In testimony this morning on HB 568, the anti-Sharia and foreign law bill:
A.J. Ellis of Marsing, who said he’s an evangelical Christian, said, “This bill is a terrible idea for a number of reasons.” He said he was born in Idaho, but has friends from “Iraq, I have friends from India, Asia, even some from the people’s republic of California. Someone from a foreign country might need to use the court system to adjudicate a divorce or custody dispute herein Idaho. … Courts might have to determine whether a marriage was valid in the first place.” He added, “The supposed threat that this bill seeks to combat does not exist today in America. ... .My great-grandma always told me that if it ain’t broke, don’t fix it. ... You’ll end up wasting time that could have been used for other things, and you’ll probably end up breaking something that wasn’t broken in the first place.”
Thomas Rogers, representing Rabbi Dan Fink of Boise’s Congregation Ahavath Beth Israel, said the bill would cause legal problems for observant Jewish couples whose civil divorces are based on rulings from a bet din, or religious court, either here or in Israel. “The measure is redundant, unnecessary and harmful to religion,” Rogers said. “We therefore urge the State Affairs Committee to reject this ill-advised legislation.” Rep.

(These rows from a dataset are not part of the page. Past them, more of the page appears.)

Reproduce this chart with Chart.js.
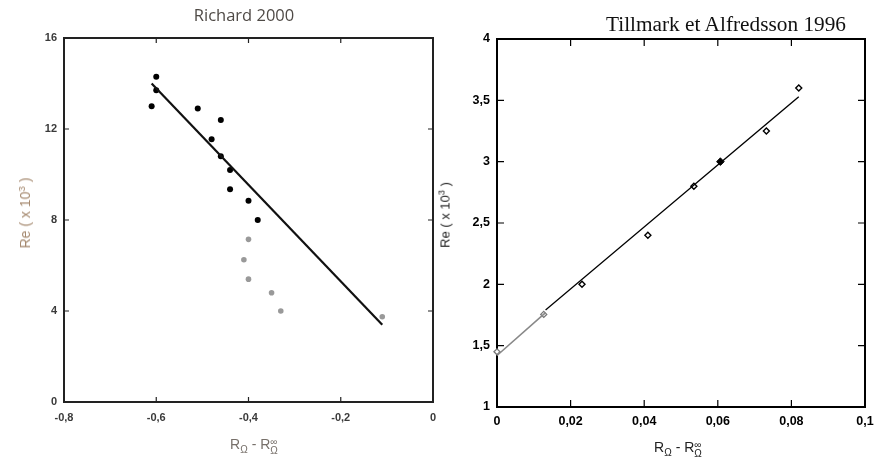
<!DOCTYPE html>
<html><head><meta charset="utf-8">
<script src="https://cdn.jsdelivr.net/npm/chart.js@4/dist/chart.umd.min.js"></script>
<style>
body{margin:0;width:874px;height:461px;background:#fff;position:relative;overflow:hidden;font-family:"Liberation Sans",Arial,sans-serif}
.c{position:absolute;top:0;width:437px;height:461px}
#w1{left:0}#w2{left:437px}
.t{position:absolute;white-space:nowrap;line-height:1}
.rot{transform:translate(-50%,-50%) rotate(-90deg)}
.ctr{transform:translate(-50%,-50%)}
.st{display:inline-block;vertical-align:-0.45em;line-height:0.85;font-size:0.72em;text-align:left}
.st span{display:block}
.sb{display:inline-block;font-size:0.72em;vertical-align:-0.35em}
sup{font-size:0.7em;vertical-align:0.55em;line-height:0}
</style></head><body>
<div class="c" id="w1"><canvas id="c1" width="437" height="461"></canvas></div>
<div class="c" id="w2"><canvas id="c2" width="437" height="461"></canvas></div>
<div class="t ctr" style="left:244px;top:15px;font-family:'Open Sans',sans-serif;font-size:16.5px;color:#4f4a46">Richard 2000</div>
<div class="t" style="left:606px;top:14px;font-family:'Liberation Serif',serif;font-size:21.3px;color:#111">Tillmark et Alfredsson 1996</div>
<div class="t rot" style="left:25px;top:213px;font-size:14px;color:#a5896f">Re ( x 10<sup>3</sup> )</div>
<div class="t ctr" style="left:254px;top:446px;font-size:14px;color:#77706a">R<span class="sb">Ω</span> - R<span class="st"><span>∞</span><span>Ω</span></span></div>
<div class="t rot" style="left:445px;top:215px;font-size:13px;color:#222">Re ( x 10<sup>3</sup> )</div>
<div class="t ctr" style="left:678px;top:449px;font-size:14px;color:#222">R<span class="sb">Ω</span> - R<span class="st"><span>∞</span><span>Ω</span></span></div>
<script>
// ---- Richard 2000 ----
const richardBlackX = [-0.60, -0.60, -0.61, -0.51, -0.46, -0.48, -0.46, -0.44, -0.44, -0.40, -0.38];
const richardBlackY = [14.3, 13.7, 13.0, 12.9, 12.4, 11.55, 10.8, 10.2, 9.35, 8.85, 8.0];
const richardGrayX = [-0.40, -0.41, -0.40, -0.35, -0.33, -0.11];
const richardGrayY = [7.15, 6.25, 5.4, 4.8, 4.0, 3.75];
const richardFitX = [-0.61, -0.11];
const richardFitY = [14.0, 3.4];
const richardXTicks = [-0.8, -0.6, -0.4, -0.2, 0];
const richardYTicks = [0, 4, 8, 12, 16];

// ---- Tillmark et Alfredsson 1996 ----
const tillOpenX = [0.0231, 0.0410, 0.0535, 0.0732, 0.0820];
const tillOpenY = [2.0, 2.4, 2.8, 3.25, 3.6];
const tillFilledX = [0.0607];
const tillFilledY = [3.0];
const tillGrayX = [0, 0.0127];
const tillGrayY = [1.45, 1.755];
const tillFitX = [0.0132, 0.0820];
const tillFitY = [1.79, 3.53];
const tillGrayFitX = [0, 0.0132];
const tillGrayFitY = [1.42, 1.77];
const tillXTicks = [0, 0.02, 0.04, 0.06, 0.08, 0.1];
const tillYTicks = [1, 1.5, 2, 2.5, 3, 3.5, 4];

const pts = (xs, ys) => xs.map((x, i) => ({x, y: ys[i]}));
const fmt = v => String(v).replace('.', ',');

function framePlugin(color, lw, len) {
  return {
    id: 'frame',
    beforeDatasetsDraw(chart) {
      const {ctx, chartArea: a, scales} = chart;
      ctx.save();
      ctx.strokeStyle = color;
      ctx.lineWidth = lw;
      ctx.strokeRect(a.left, a.top, a.right - a.left, a.bottom - a.top);
      ctx.lineWidth = 1.2;
      ctx.beginPath();
      scales.x.ticks.forEach(t => {
        const px = scales.x.getPixelForValue(t.value);
        ctx.moveTo(px, a.bottom); ctx.lineTo(px, a.bottom - len);
        ctx.moveTo(px, a.top); ctx.lineTo(px, a.top + len);
      });
      scales.y.ticks.forEach(t => {
        const py = scales.y.getPixelForValue(t.value);
        ctx.moveTo(a.left, py); ctx.lineTo(a.left + len, py);
        ctx.moveTo(a.right, py); ctx.lineTo(a.right - len, py);
      });
      ctx.stroke();
      ctx.restore();
    }
  };
}

function scaleOpts(min, max, ticksArr, axis, fixedSize, pad, font, color) {
  return {
    type: 'linear', min, max,
    grid: {display: false, drawTicks: false},
    border: {display: false},
    afterBuildTicks: s => { s.ticks = ticksArr.map(v => ({value: v})); },
    afterFit: s => {
      if (axis === 'x') { s.height = fixedSize; s.paddingLeft = 0; s.paddingRight = 0; }
      else { s.width = fixedSize; s.paddingTop = 0; s.paddingBottom = 0; }
    },
    ticks: {padding: pad, color, font, callback: v => fmt(v), autoSkip: false, maxRotation: 0}
  };
}

new Chart(document.getElementById('c1'), {
  type: 'scatter',
  data: {datasets: [
    {data: pts(richardFitX, richardFitY), showLine: true, borderColor: '#111', borderWidth: 2.2, pointRadius: 0, clip: false},
    {data: pts(richardBlackX, richardBlackY), backgroundColor: '#000', borderColor: '#000', pointRadius: 3, borderWidth: 0, clip: false},
    {data: pts(richardGrayX, richardGrayY), backgroundColor: '#999', borderColor: '#999', pointRadius: 2.8, borderWidth: 0, clip: false}
  ]},
  options: {
    responsive: false, animation: false,
    layout: {padding: {top: 38, right: 4, left: 0, bottom: 0}},
    plugins: {legend: {display: false}, tooltip: {enabled: false}},
    scales: {
      x: scaleOpts(-0.8, 0, richardXTicks, 'x', 59, 9, {family: 'Liberation Sans', size: 11, weight: 'bold'}, '#3a3a3a'),
      y: scaleOpts(0, 16, richardYTicks, 'y', 64, 7, {family: 'Liberation Sans', size: 11, weight: 'bold'}, '#3a3a3a')
    }
  },
  plugins: [framePlugin('#222', 2, 5)]
});

new Chart(document.getElementById('c2'), {
  type: 'scatter',
  data: {datasets: [
    {data: pts(tillGrayFitX, tillGrayFitY), showLine: true, borderColor: '#888', borderWidth: 1.6, pointRadius: 0, clip: false},
    {data: pts(tillFitX, tillFitY), showLine: true, borderColor: '#000', borderWidth: 1.3, pointRadius: 0, clip: false},
    {data: pts(tillOpenX, tillOpenY), pointStyle: 'rectRot', backgroundColor: '#fff', borderColor: '#000', pointRadius: 3, borderWidth: 1.4, clip: false},
    {data: pts(tillFilledX, tillFilledY), pointStyle: 'rectRot', backgroundColor: '#000', borderColor: '#000', pointRadius: 3.8, borderWidth: 1, clip: false},
    {data: pts(tillGrayX, tillGrayY), pointStyle: 'rectRot', backgroundColor: '#fff', borderColor: '#777', pointRadius: 3, borderWidth: 1.3, clip: false}
  ]},
  options: {
    responsive: false, animation: false,
    layout: {padding: {top: 39, right: 9, left: 0, bottom: 0}},
    plugins: {legend: {display: false}, tooltip: {enabled: false}},
    scales: {
      x: scaleOpts(0, 0.1, tillXTicks, 'x', 54, 7, {family: 'Liberation Sans', size: 12.5, weight: 'bold'}, '#000'),
      y: scaleOpts(1, 4, tillYTicks, 'y', 60, 7, {family: 'Liberation Sans', size: 12.5, weight: 'bold'}, '#000')
    }
  },
  plugins: [framePlugin('#000', 2, 7)]
});
</script>
</body></html>
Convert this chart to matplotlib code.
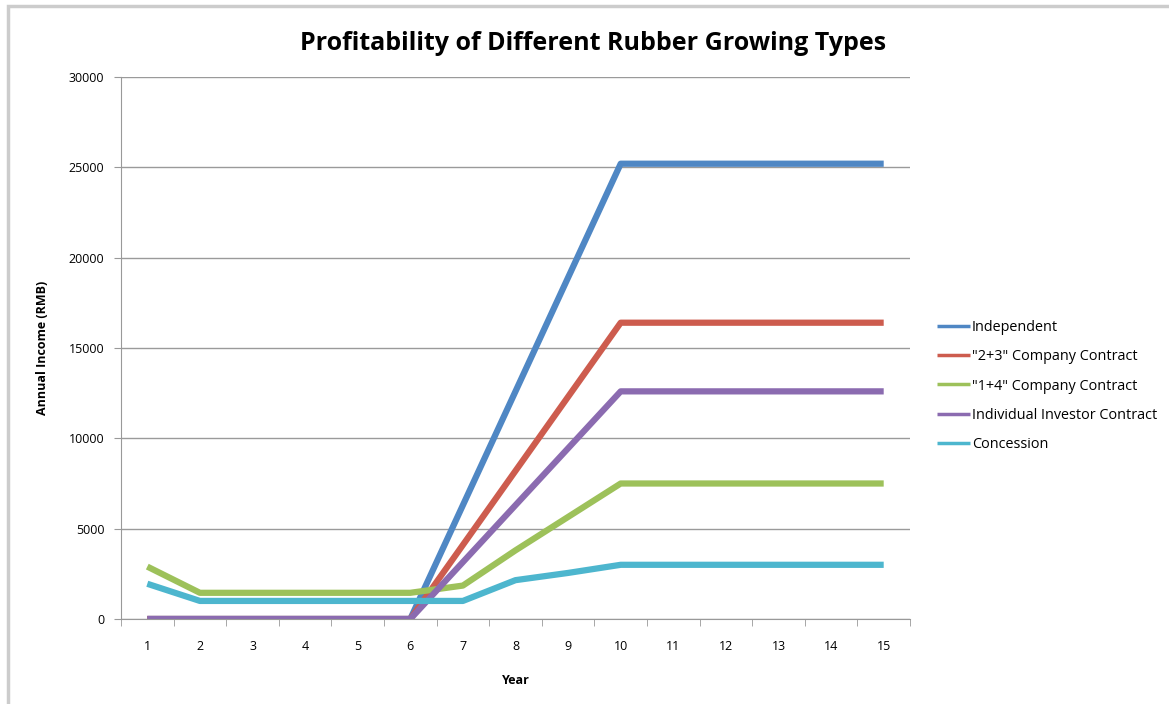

Brent Crane, R-Nampa, hotly disputed Rogers’ comment, saying, “I don’t think you’ll find a committee in this body that is so pro-religion,” and Rep. Pete Nielsen, R-Mountain Home, told Rogers that by his reading of the bill, “It is out of the question, it will not happen according to this bill.” Rogers responded, “I hope that’s true.”
Dan Anderson, the adoptive father of three children from Uganda, fought back tears. He said an American court could only recognize the international adoption after a Ugandan court ruled in favor of it. “They could not rely on that ruling by the Ugandan court if this legislation passed,” he said. When Nielsen told Anderson the bill wouldn’t affect that, Anderson said, “My reading of the attorney general’s letter and specifically the documentation of that calls that into question.”
Janelle Bettis Wise, who said she’s a “fifth-generation Idahoans and a committed Christian,” said, “I am worried that this law has unintended consequences. It may discourage international commerce that Idaho has worked so hard to achieve ... by rendering contracts void.” Also, she said, the bill casts “doubt on the international adoption that’s blessed me with my youngest child. ... I must know that my daughter’s legal foreign adoption will be given due deference by the Idaho courts.”
Kathy Griesmyer of the ACLU of Idaho said the bill would put Idaho families in an “untenable position” in family law cases and also interfere with international commerce, unless the country involved provides exactly the same legal and constitutional protections to its citizens as the United States.